To this end, Fabre argues that we have duties of justice regarding the goods themselves, rather than replicas or digital copies of the goods. She argues that justice demands we promote understanding of HCH, most pressingly those parts concerning crimes against humanity like the slave trade, rather than mere knowledge of it; and that access to the originals is required for understanding. But don’t we also have some kind of duty to make, preserve and increase access to replicas? And if so, is that also a duty of justice?

It seems that we have, at least, some kind of duty regarding replicas of HCH. Although having access to a replica certainly seems not to have the same value as having access to the original, it seems that access to replicas can nevertheless improve, firstly, our access to and, secondly, our understanding of the real thing. But, since these duties seem to have the same grounds as our duties of justice regarding access to originals, it might seem that our duties regarding access to replicas are duties of justice.

Firstly, we can use replicas to improve access to HCH by increasing our knowledge of them. I am thinking particularly of the use of replicas in schools to teach children about artworks or practices that are part of our common heritage. For example, a photograph of Picasso’s Guernica, even seen on a badly lit PowerPoint presentation in a noisy art class, might grant a child knowledge about a piece of our common heritage; or a recording of a Gamelan performance in a music class might increase a student’s knowledge of what music can be.

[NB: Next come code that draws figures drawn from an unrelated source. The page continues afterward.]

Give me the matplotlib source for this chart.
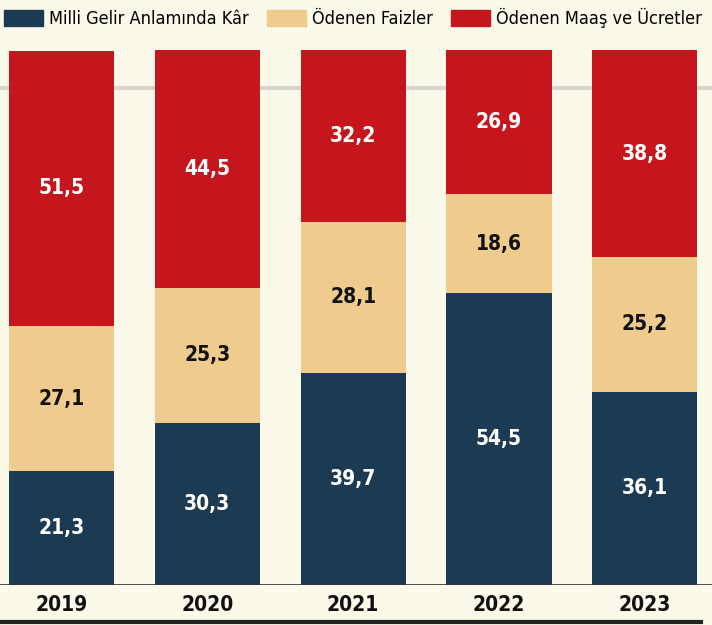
import matplotlib.pyplot as plt
from matplotlib.patches import Patch
from matplotlib.lines import Line2D

years = ['2019', '2020', '2021', '2022', '2023']
kar = [21.3, 30.3, 39.7, 54.5, 36.1]
faiz = [27.1, 25.3, 28.1, 18.6, 25.2]
maas = [51.5, 44.5, 32.2, 26.9, 38.8]

navy = '#1c3a52'
tan = '#efcb8e'
red = '#c4161c'
bg = '#fbf9e9'

plt.rcParams['font.family'] = ['DejaVu Sans']
plt.rcParams['font.stretch'] = 'condensed'

fig = plt.figure(figsize=(7.12, 6.25), dpi=100, facecolor=bg)
ax = fig.add_axes([0, 40 / 625, 1, 535 / 625])
ax.set_facecolor(bg)

x = range(len(years))
w = 0.72
ax.axhline(92.9, color='#d8d6cc', lw=3, zorder=0)
ax.bar(x, kar, w, color=navy, zorder=2)
ax.bar(x, faiz, w, bottom=kar, color=tan, zorder=2)
bot2 = [a + b for a, b in zip(kar, faiz)]
ax.bar(x, maas, w, bottom=bot2, color=red, zorder=2)
ax.axhline(0, color='#333333', lw=1.2, zorder=3)

for i in x:
    ax.text(i, kar[i] / 2, f'{kar[i]:.1f}'.replace('.', ','), ha='center', va='center',
            color='white', fontsize=15, fontweight='bold', zorder=4)
    ax.text(i, kar[i] + faiz[i] / 2, f'{faiz[i]:.1f}'.replace('.', ','), ha='center', va='center',
            color='#111111', fontsize=15, fontweight='bold', zorder=4)
    ax.text(i, bot2[i] + (100 - bot2[i]) / 2, f'{maas[i]:.1f}'.replace('.', ','), ha='center',
            va='center', color='white', fontsize=15, fontweight='bold', zorder=4)
    ax.text(i, -3.8, years[i], ha='center', va='center', color='#111111', fontsize=15,
            fontweight='bold', clip_on=False)

ax.set_xlim(-0.42, 4.46)
ax.set_ylim(0, 100)
ax.axis('off')

handles = [Patch(color=navy), Patch(color=tan), Patch(color=red)]
labels = ['Milli Gelir Anlamında Kâr', 'Ödenen Faizler', 'Ödenen Maaş ve Ücretler']
fig.legend(handles, labels, loc='upper left', bbox_to_anchor=(0.0, 0.993), ncol=3, frameon=False,
           fontsize=13, handlelength=2.2, handleheight=1.0, handletextpad=0.3, columnspacing=1.0,
           borderaxespad=0.1, borderpad=0.1)

fig.add_artist(Line2D([0, 0.985], [3 / 625, 3 / 625], color='#222222', lw=3))

fig.savefig('out.png', dpi=100, facecolor=bg)
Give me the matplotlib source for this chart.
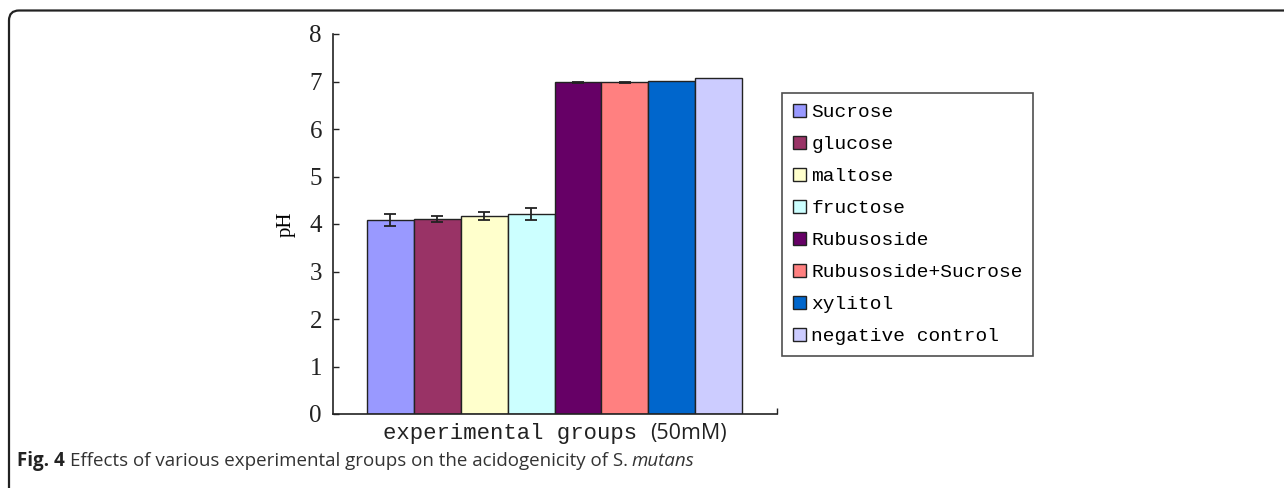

It seems to me that increasing our knowledge of these goods in these ways can be a means of improving access to the original. If someone doesn’t know that these goods exist, then they cannot know where to go to seek out the originals, or even that they ought to. And if, as seems likely, access to knowledge about goods belonging to HCH is not equally distributed among, say, levels of income, then access to the originals is therefore not equally distributed either. So, ensuring that children have access to replicas of HCH in schools seems a way to equalise opportunities for accessing the originals. But if making and improving access to replicas of HCH can improve access to the original, it seems that our duties of justice include duties to make and improve access to replicas, not only originals.

Secondly, it seems that using replicas in the classroom can also be a means of increasing understanding. Returning to the two examples just given, a teacher might be able to use a replica of a particular heritage good to improve a student’s understanding of it. They might be able to point things to listen out for, such as unfamiliar instruments, in a Gamelan performance. Or they might be able to point out things to look out for in Guernica, or provide important the important historical context of the Spanish Civil War crucial to properly understanding and fully appreciating the work. If the student had not known what to look out for beforehand, they might feel bewilderment, rather than admiration or awe, in the presence of the original. So it seems that sometimes, access to replicas of HCH is necessary in order to gain understanding when in the presence of the originals.

But if our duties to provide replicas of HCH are duties of justice, this poses a problem for Fabre’s account. The problem is that it is easier to provide access to replicas than originals, but we also have a sense that they are ‘second-best’ to the originals. If justice demands that we provide access to replicas, and this is easier than providing access to the originals, then it seems we would be permitted to take the easier option and ensure wide access to replicas while doing nothing to improve access to the originals. If that is right, then it might be that governments don’t have the duties to allow immigration I mentioned earlier. But since it seems that replicas are ‘second-best’, it therefore seems that we would somehow be failing to fulfil our duties by ensuring access only to replicas.

One solution might be to point out that the condition for our having duties to provide replicas of HCH is that they improve access to and understanding of the originals. So, perhaps we cannot have duties to improve access to replicas unless we also have more fundamental duties of justice to improve access to, and not to destroy, the originals.

This response is complicated, however, by historical intangible goods like performances and cultural practices. One of Fabre’s examples of HCH is a 1904 recording of Alessandro Moreschi, the last castrato and the only one to make a solo recording. Although we can never be in the presence of original historical performances such as this, we are lucky to have the recording—arguably, itself a replica—as it provides us a kind of access to the performance itself. If the performance itself was the original and the recording is a replica, then we cannot provide access to the original but we can provide access to the replica relatively easily. It seems that in this case, we have a particularly strong duty to ensure access to the replica because we cannot have a duty to ensure access to the original. I look forward to future work from Fabre on this fascinating topic, particularly as it applies to intangible heritage goods.